You are not the scions of the Indus Valley Civilisation. The simple fact is that it left no legacy for anybody to be scion Over that legacy, it left no discernible body of people who consciously trace their descent from that culture. Speaking of descent when you never knew what the brick heaps stood for, and when it was a chance discovery by a small, dark, rice-eater that alerted you, 3,000 years after the IVC, that you might have had a possible stake in something possibly worthwhile, is quite meaningless.
Your second paragraph does not make much sense. Delhi was never central to Indian consciousness. Different parts had that distinction at different times, sometimes several coexistent locations enjoyed it together. The earliest urban concentration was Pataliputra in Magadha. If you look it up on Google Earth, you can work out for yourself that it is nearly 2,000 kms from Delhi. Paithan was next; come across it? Mathura was important, and it was a goal for many conquerors, from within and without India, especially at a time when large numbers of central Asian tribes washed over Afghanistan, Baluchistan and Sind, and Malwa, Punjab and what is today Gujarat.
This is when most of the land belonging to the old, unknown, forgotten IVC was swamped by Scythians, Parthians and Tocharians. It is so difficult to link them with the IVC, yet we have to suffer repeated intonations of descent from the IVC people's by those who should know better.
Ujjain and Kanauj followed, when the next very large empire arose.

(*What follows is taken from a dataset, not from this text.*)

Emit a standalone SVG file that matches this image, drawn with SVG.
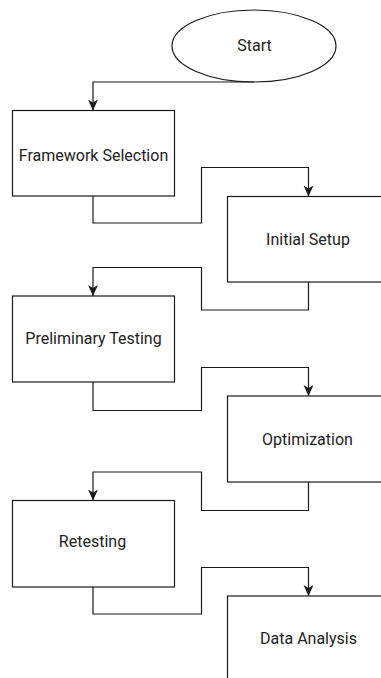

Simultaneously, the south built its own centres. Golconda, Warangal and Vijayanagar were prominent in the south. Varanasi was always a factor; far from Delhi. Prayag was already a factor, far from Delhi.
Why should Delhi matter, except to those bereft of any other claim to dominion in India other than their illusory holding of Delhi?
Coming to having ruled current Indians as scions, how was that compatible with repeated stressing that the IVC had nothing to do with the rest of India? If it were so, how did that rule happen - over e-mail and telephone?
We are told that the residents of the IVC lands were rulers. Strange that they were conquered by Arab, then by Ghazni, then Ghori, then by the Turks in Delhi, then... But perhaps the story is that the Arabs, the Ghaznavid, the Ghurid, the Turk were moonlighting as IVC descendants, and doing their conquests by day?
Patriotic license has its limits. We are far over on the other side.